影から高さを測るために三角関数が必要だと思いつかなくて、巻き尺で測るというのは、すごくリアリティが欠如している。

 上田 その話に象徴されるのは、木の高さが何メートルですか、ってあなたに聞いているのに、まったく私というものと関連づけられないで、巻き尺で測るとか、自分にはできるはずのない方法を答える。私がここにいて、世界の意味が私を中心に構成されているという認識が、まったくないわけですよね。誰かが測ってくれて、私はそれを知るだけ、というふうになってしまっている。〉(33-34頁)

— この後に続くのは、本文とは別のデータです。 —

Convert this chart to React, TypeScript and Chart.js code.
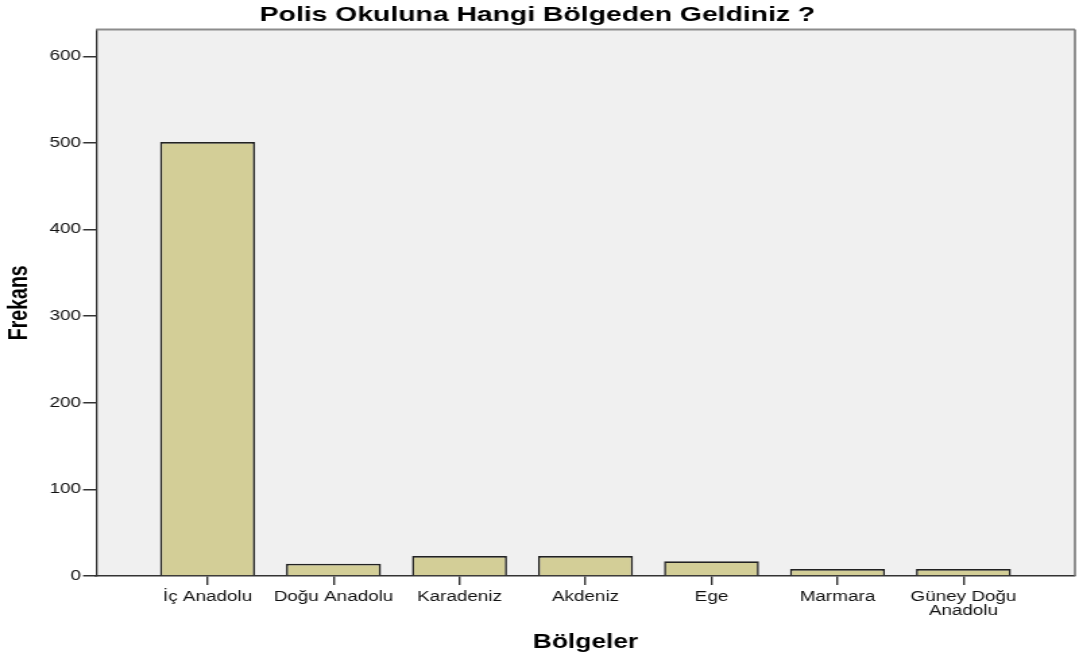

▼終始こんな感じで、現代学生事情(こども事情)を知らない人がいきなり読むと、ひっくり返ってしまいそうな衝撃的なエピソードが続く。

呆れた新井氏が「猿でもないのに、あなた木の上まで登れるの」と質問するところで思わず笑ってしまった。「木の上に登れるか」と言われて、グーグルで検索しはじめる時、その子のアタマとココロはどのように動いているのだろうか。いつごろからそういう思考構造の子が増えてきたのだろうか。とても興味深い。

▼上田氏の「誰かが作った問題は解けるけど、自分で問題を発見することはなかなかできない」という指摘が、古典的だが、重要だ。

何百年も前から言い古されていることなのだが、「答えを出す」よりも、「問いを見つける」ほうが重要な局面というものがある。家庭生活においても、仕事においても、そういう局面だらけだ。そうでないのは「学校」の中だけかもしれない。いや、学校でも、そうだ。

人生に用意された答えなんてない。自分で問いを立てて、答えをつくるしかないわけだ。それは、たとえば知的生活といえばマークシートを塗り潰すだけだった人にとっては、じつはとても理不尽な状況かもしれない。

だから、対応不能になった人は、「目の前」の、「自分」の問題に対して、まったく他人事(ひとごと)のように接して、ふるまってしまう。そういう人が増えると、社会は貧しくなってしまう。

▼誰かが用意してくれた問題を解くだけの思考回路を叩き壊すには、どうすればいいのか。厄介なのは、その「答え」さえも誰かが用意してくれている、と思ってしまう人がいる、ということだ。